CRUK is in the process of adopting three main technology-enabled systems: an online recruitment process, a number of spreadsheets to carry out complex calculations, and a comprehensive HRIS that will eventually facilitate self-service. While implementation is not yet complete, the organisation is already experiencing many benefits. In the past, its recruitment processes were largely paper-based – described by members of the resourcing team as "slow" because of the reliance on the postal service, and "cumbersome" because of the need to process and store large quantities of paper. In addition, candidate details were manually entered into a computer database, leading to a number of mistakes.

Now these processes are conducted entirely online and communications are carried out via email. Candidate data is entered by the candidates themselves via the online application process, which not only speeds up the process but allows for greater accuracy. Closing dates for applications can be maintained because of the speed of communicating via the online system, applications are sent immediately to line managers, and the data is readily accessibly via the recruitment portal. At a higher level, the head of resourcing has access to faster, real-time information, can monitor who is applying for jobs and use this information to make better decisions.

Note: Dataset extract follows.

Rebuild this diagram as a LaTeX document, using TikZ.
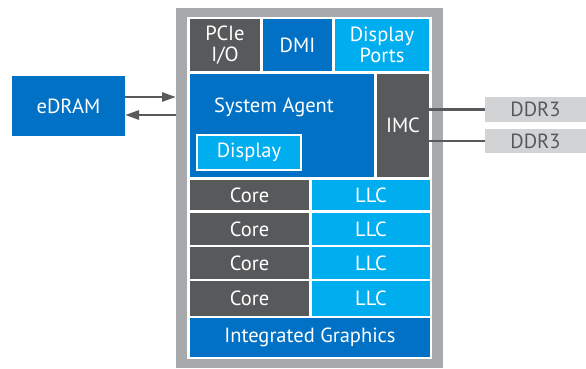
\documentclass[tikz,border=0pt]{standalone}
\usepackage{fontspec}
\setmainfont{PT Sans}
\usetikzlibrary{arrows.meta}
\definecolor{iblue}{HTML}{0071C5}
\definecolor{icyan}{HTML}{00AEEF}
\definecolor{idark}{HTML}{58595B}
\definecolor{iframe}{HTML}{A7A9AC}
\definecolor{ilight}{HTML}{D1D3D4}
\tikzset{
  blk/.style={inner sep=0pt, outer sep=0pt, text=white, font=\fontsize{20.5}{21}\selectfont, align=center},
  blue/.style={blk, fill=iblue},
  cyan/.style={blk, fill=icyan},
  dark/.style={blk, fill=idark},
  ddr/.style={inner sep=0pt, outer sep=0pt, fill=ilight, text=idark, font=\fontsize{20.5}{21}\selectfont},
  conn/.style={draw=idark, line width=2.6pt},
  arr/.style={conn, -{Triangle[length=14pt, width=9pt]}},
}
\begin{document}
\begin{tikzpicture}[x=1pt, y=-1pt]
\useasboundingbox (0,0) rectangle (586,369);
% frame
\path[fill=iframe] (176,8) rectangle (443,368);
\path[fill=white] (187,17) rectangle (432,359);
% top row
\node[dark, minimum width=70pt, minimum height=52pt] (pcie) at (225,45) {PCIe\\I/O};
\node[blue, minimum width=69pt, minimum height=52pt] (dmi) at (297.5,45) {DMI};
\node[cyan, minimum width=94pt, minimum height=52pt] (dp) at (382,45) {Display\\Ports};
% system agent
\node[blue, minimum width=184pt, minimum height=103pt] (sa) at (282,125.5) {};
\node[blk, anchor=base] (satext) at (274,112) {System Agent};
\node[cyan, draw=white, line width=2pt, minimum width=104pt, minimum height=35pt] (disp) at (249,152.5) {Display};
\node[dark, minimum width=52pt, minimum height=103pt] (imc) at (403,125.5) {IMC};
% cores
\foreach \i/\ya/\yb in {1/180/210, 2/213/245, 3/247/279, 4/281/316} {
  \node[dark, minimum width=119pt, minimum height={\yb-\ya}] (core\i) at (249.5,{(\ya+\yb)/2}) {Core};
  \node[cyan, minimum width=118pt, minimum height={\yb-\ya}] (llc\i) at (371,{(\ya+\yb)/2}) {LLC};
}
\node[blue, minimum width=240pt, minimum height=39pt] (gfx) at (310,337.5) {Integrated Graphics};
% eDRAM
\node[blue, minimum width=113pt, minimum height=60pt] (edram) at (68.5,106) {eDRAM};
\coordinate (fa) at (176,97);
\coordinate (fb) at (176,115);
\draw[arr] (edram.east |- fa) -- (fa);
\draw[arr] (fb) -- (edram.east |- fb);
% DDR3
\node[ddr, minimum width=101pt, minimum height=25pt] (ddr1) at (535.5,109.5) {DDR3};
\node[ddr, minimum width=101pt, minimum height=24pt] (ddr2) at (535.5,141) {DDR3};
\draw[conn] (imc.east |- ddr1) -- (ddr1.west);
\draw[conn] (imc.east |- ddr2) -- (ddr2.west);
\end{tikzpicture}
\end{document}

The use of spreadsheets for performing various HR calculations – for example, redundancy payments, maternity pay and annual leave – has led to similar improvements in terms of speed and accuracy.

The HRIS is still in the early stages of implementation, with limited data being provided. Nevertheless, the provision of reliable information has already led to an increase in the perceived credibility of the HR function, allowing it to take on a more advisory role. Brett Terry, head of employee services at CRUK, explains that the information "reinforces HR's credibility through ensuring transparency and consistency". Members of the HR team can now take information with them into discussions with managers, and are able to provide remedies to problems as they have the necessary information at hand. "HRIS visibly connects HR to the business and allows it to act as a strategic partner that can make a greater impact on the organisation," says Terry.

Aside from giving HR increased credibility, the new technology systems have also started to affect the roles of individuals working in the function. With less time spent on administration, the resourcing team has more time to be proactive and take greater responsibility for vacancies. Essentially, its role has shifted to one that is more customer focused, as the team is spending an increasing amount of time interacting with managers. Even individuals whose jobs may have been made redundant by the new technology have benefited – former data-entry staff are now responsible for producing information for management and acting as systems administrators, a far more senior and rewarding role.

So while the organisation is still in the early stages of its introduction of technology, the benefits are already obvious. Not only are HR processes faster, more accurate and more efficient, but the administrative burden on the HR team has been reduced and credible HR data can be produced. As yet, this shift is relatively minor, with most of the HR role remaining the same, but as the use of technology develops, HR practitioners may learn to use both their time and the information produced in a more strategic manner, moving closer to achieving the ultimate goal of becoming a fully functioning business partner.